What I want...is to call him and make sure he is where I put him, where he told me he was yesterday. Not in the north, where Hizbollah is promising to burn the ground and open a second front and not in the south, where dozens of rockets and mortars have been fired at Israel, where a man was killed and dozens were wounded.

That's what I want...

And what I'll do, is sit here at my desk and keep editing this document for my client. I'll update the copyright statements and change the installation information to reflect the new platforms the product now supports. I'll answer the phone and I'll talk to my accountant.

And what I'll do, is tell my heart to settle. I'll tell my eyes to take a moment and look at the next beautiful wave of clouds rolling in over Jerusalem. I'll sign the papers I need to sign; type the words I need to type. I'll tell my younger daughter to clean her room and my younger son that he has to study for his test NOW. I'll tell my middle son he can borrow the car like we agreed, but he has to drive carefully. I won't talk to my daughter because she's old enough to see the cracks in my smile and know that outside, it's all a front.

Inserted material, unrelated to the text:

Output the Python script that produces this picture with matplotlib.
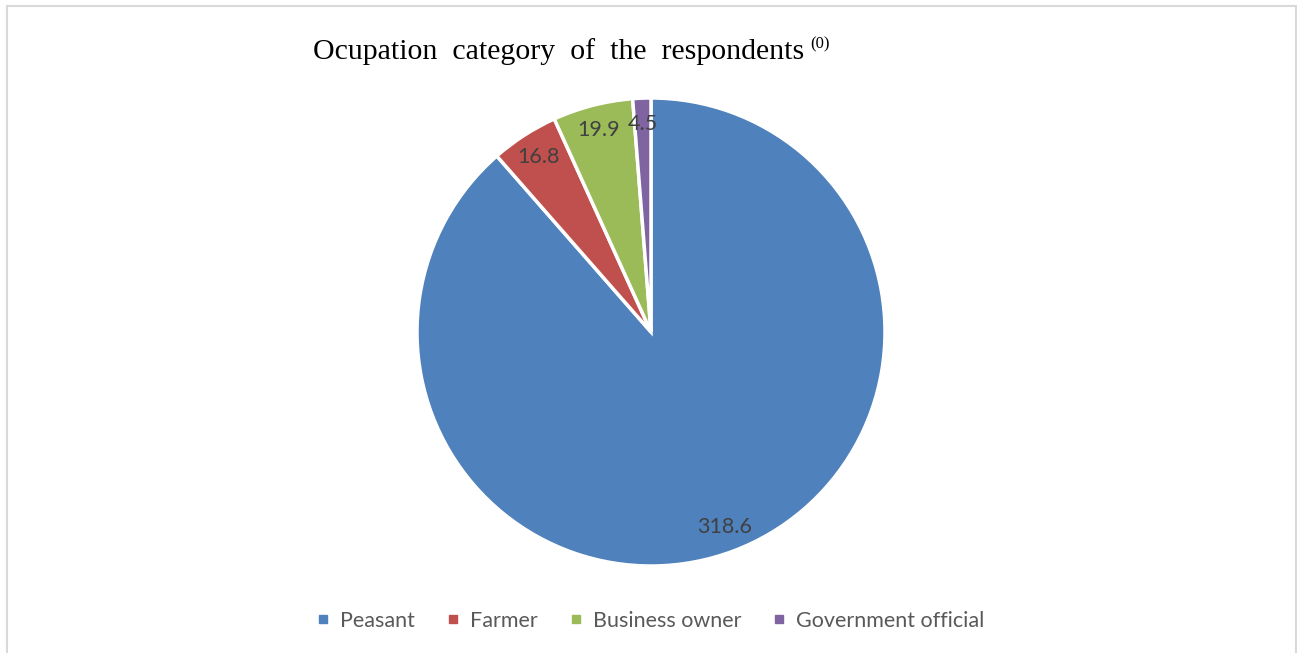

What I'll do is answer the phone if Elie calls and I'll talk to him calmly. I'll listen if he tells me he's staying where he is. I'll listen if he tells me they are moving him up north. I'll listen if he tells me they are moving him down south near Gaza. I'll listen, I'll tell him to be careful, and call me when he can. I won't for a single moment, tell him that I'm scared, that I have no real experience with this war thing and that I don't really want him to have any experience with it either.

What I'll do is continue to listen to the news and pray for our civilians who are under attack, and our soldiers who are risking their lives to defend them.

And most of all, what I will do is dig deep inside where I store my faith in God and in my country and my people. I will do what every Israeli is doing today, hoping this will end soon, but not too soon that we only succeed in putting off to tomorrow what should have been dealt with today. I will do all of this because we are what we have always been, a nation with no choice but to deal with what our enemies choose.

Go read the rest. Then say tehillim, for the nation and those who seek to defend her. If you don't know where to start - try here, chapter 121, A Song of Ascents

I will lift up mine eyes unto the mountains: from whence shall my help come?
My help cometh from the LORD, who made heaven and earth.
He will not suffer thy foot to be moved; He that keepeth thee will not slumber.
Behold, He that keepeth Israel doth neither slumber nor sleep.
The LORD is thy keeper; the LORD is thy shade upon thy right hand.
The sun shall not smite thee by day, nor the moon by night.
The LORD shall keep thee from all evil; He shall keep thy soul.
The LORD shall guard thy going out and thy coming in, from this time forth and for ever.